More like endless trash.

Resident Evil: Infinite Darkness is a four part “anime” series on Netflix and I use the term “anime” lightly and only because that’s what Netflix calls it. It’s a 3d animated movie cut into four nearly half hour episodes of nonsense that says nothing and ultimately goes nowhere. The characters serve as a vehicle for the writers to huff their own farts and wax poetic about terror or something.

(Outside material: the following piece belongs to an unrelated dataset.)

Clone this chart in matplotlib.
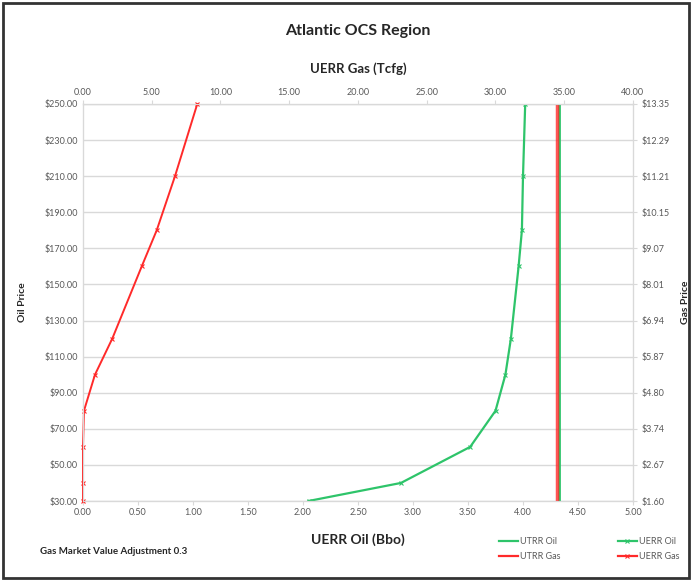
import matplotlib.pyplot as plt
from matplotlib.lines import Line2D
from matplotlib.patches import Rectangle

plt.rcParams['font.family'] = ['Lato', 'DejaVu Sans']

# oil price scenarios ($/bbl) and the matching gas price labels
oil_price = [30, 40, 60, 80, 100, 120, 160, 180, 210, 250]
price_ticks = [30, 50, 70, 90, 110, 130, 150, 170, 190, 210, 230, 250]
gas_price_labels = ['$1.60', '$2.67', '$3.74', '$4.80', '$5.87', '$6.94',
                    '$8.01', '$9.07', '$10.15', '$11.21', '$12.29', '$13.35']

# economically recoverable resources at each price
uerr_oil = [2.05, 2.89, 3.52, 3.75, 3.84, 3.89, 3.96, 3.99, 4.00, 4.02]   # Bbo
uerr_gas = [0.0, 0.0, 0.0, 0.07, 0.87, 2.13, 4.27, 5.36, 6.69, 8.31]      # Tcfg

# technically recoverable (constant)
utrr_oil = 4.33
utrr_gas = 34.45

green = '#2EC46A'
red = '#FF2A2A'
grid_c = '#D9D9D9'
txt_c = '#595959'

fig = plt.figure(figsize=(6.94, 5.81), dpi=100)
ax = fig.add_axes([83 / 694, 1 - 501 / 581, 550 / 694, 397 / 581])

ax.plot([utrr_oil] * 2, [30, 250], color=green, lw=2, zorder=4)
ax.plot(uerr_oil, oil_price, color=green, lw=1.6, marker='x', ms=3.5, mew=0.8, zorder=4)
ax.set_xlim(0, 5)
ax.set_ylim(30, 250)
ax.set_xticks([i * 0.5 for i in range(11)])
ax.set_xticklabels(['%.2f' % (i * 0.5) for i in range(11)])
ax.set_yticks(price_ticks)
ax.set_yticklabels(['$%.2f' % p for p in price_ticks])
ax.grid(axis='y', color=grid_c, lw=1)
ax.set_axisbelow(True)

ax_gas = ax.twiny()
ax_gas.plot([utrr_gas] * 2, [30, 250], color=red, lw=2.5, alpha=0.8, zorder=3)
ax_gas.plot(uerr_gas, oil_price, color=red, lw=1.4, marker='x', ms=3.5, mew=0.8,
            clip_on=False, zorder=5)
ax_gas.set_xlim(0, 40)
ax_gas.set_xticks(range(0, 41, 5))
ax_gas.set_xticklabels(['%.2f' % v for v in range(0, 41, 5)])

ax_r = ax.twinx()
ax_r.set_ylim(30, 250)
ax_r.set_yticks(price_ticks)
ax_r.set_yticklabels(gas_price_labels)

for a in (ax, ax_gas, ax_r):
    for s in a.spines.values():
        s.set_color(grid_c)
        s.set_zorder(0)
    a.tick_params(colors=grid_c, labelcolor=txt_c, labelsize=6.5, length=3, width=0.8)
ax.tick_params(axis='y', length=0)
ax.tick_params(axis='x', pad=2)
ax_gas.tick_params(axis='x', pad=2)

ax.set_xlabel('UERR Oil (Bbo)', fontsize=10, fontweight='bold', color='#262626', labelpad=12)
ax_gas.set_xlabel('UERR Gas (Tcfg)', fontsize=9.5, fontweight='bold', color='#262626', labelpad=11)
ax.set_ylabel('Oil Price', fontsize=7.5, fontweight='bold', color='#262626', labelpad=13)
ax_r.set_ylabel('Gas Price', fontsize=7.5, fontweight='bold', color='#262626', labelpad=8)

fig.text(358 / 694, 1 - 31 / 581, 'Atlantic OCS Region', ha='center', va='center',
         fontsize=11.5, fontweight='bold', color='#262626')
fig.text(40 / 694, 1 - 552 / 581, 'Gas Market Value Adjustment 0.3', ha='left', va='center',
         fontsize=7, fontweight='bold', color='#262626')

handles = [
    Line2D([], [], color=green, lw=1.6),
    Line2D([], [], color=red, lw=1.6),
    Line2D([], [], color=green, lw=1.6, marker='x', ms=3.5, mew=0.8),
    Line2D([], [], color=red, lw=1.6, marker='x', ms=3.5, mew=0.8),
]
labels = ['UTRR Oil', 'UTRR Gas', 'UERR Oil', 'UERR Gas']
fig.legend(handles, labels, ncol=2, loc='center left', bbox_to_anchor=(494 / 694, 1 - 549 / 581),
           frameon=False, fontsize=6.5, labelcolor=txt_c, handlelength=2.2, handletextpad=0.2,
           columnspacing=6.3, labelspacing=0.6, borderpad=0)

fig.patches.append(Rectangle((3 / 694, 3 / 581), 686 / 694, 575 / 581, transform=fig.transFigure,
                             fill=False, edgecolor='#333333', lw=2))

fig.savefig('out.png', dpi=100)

Set between the events of Resident Evil 4 and 5, Infinite Darkness centers mainly around Leon Kennedy (Nick Apostolides)  and Claire Redfield (Stephanie Panisello), both of whom are voiced by their Resident Evil 2 Remake actors. Claire Redfield is now an activist working to rebuild homes in the post-civil war Penamstan, a fictional country whose name sounds more and more stupid every time a character says it. Leon Kennedy is riding high as the President’s favorite government agent after saving his daughter Ashley in Resident Evil 4.

I’d like to say that Infinite Darkness is the best of the animated films, but that’s not a high bar. Vendetta really cranked up the trash factor to eleven and Infinite Darkness scales it back quite a bit. There’s still a lot of high-grade stupidity you have to look past if you want to enjoy this movie, far beyond what the games expected even at their worst. It’s like someone looked at the Paul W.S. Anderson films and thought they were a little too grounded in realism.

It’s really impressive how despite the improvements made to the Resident Evil games over the past few years that the animated series continues to be absolute trash. The script makes it feel like a Leslie Nielson parody with actors delivering the most ridiculous nonsense in a completely deadpan and serious manner. Physics in this world is fluid and objects interact as realistic as the director needs them to at the time. Characters move with the rigidity that tells you they definitely weren’t motion captured.

An entire military sub is taken out stealthily by zombies. A zombie with no arms and legs miraculously happens to fall on top of a person to bite them. Leon responds to an army of zombie rats with “shoulda had some cheese.” An international nuclear crisis is averted by a single comment from one character.

Resident Evil is at its best when it’s at its most basic; haunted mansions, danger around every corner, and a loose cast of characters trying not to die. It really drags behind when characters start waxing poetic about their motivations, like this where the big bad guy goes on multiple rambling diatribes about showing the world what real terror is.

As this is Resident Evil, you get the contractually obligated plot about a pharmaceutical company using a city to test its biological weapons of war to sell to governments. There’s also a plot on using the virus to create super soldiers who are inexplicably blackmailed with the serum that keeps them from turning into zombies. It’s idiotic even as the side notes, but much worse as the entrée to the meal.

At two hours, Resident Evil: Infinite Darkness is a big waste of time. The plot is utterly stupid, the characters bland and forgettable, and it feels like the script was written by an AI algorithm fed nothing but the worst of Steven Seagal’s backlog. Nothing interesting happens in the entire two hours. The film also seems to go out of its way to make the Middle Eastern country of Panamstan’s inhabitants look as non-Middle Eastern as humanly possible.

And yet it still isn’t as bad as Vendetta.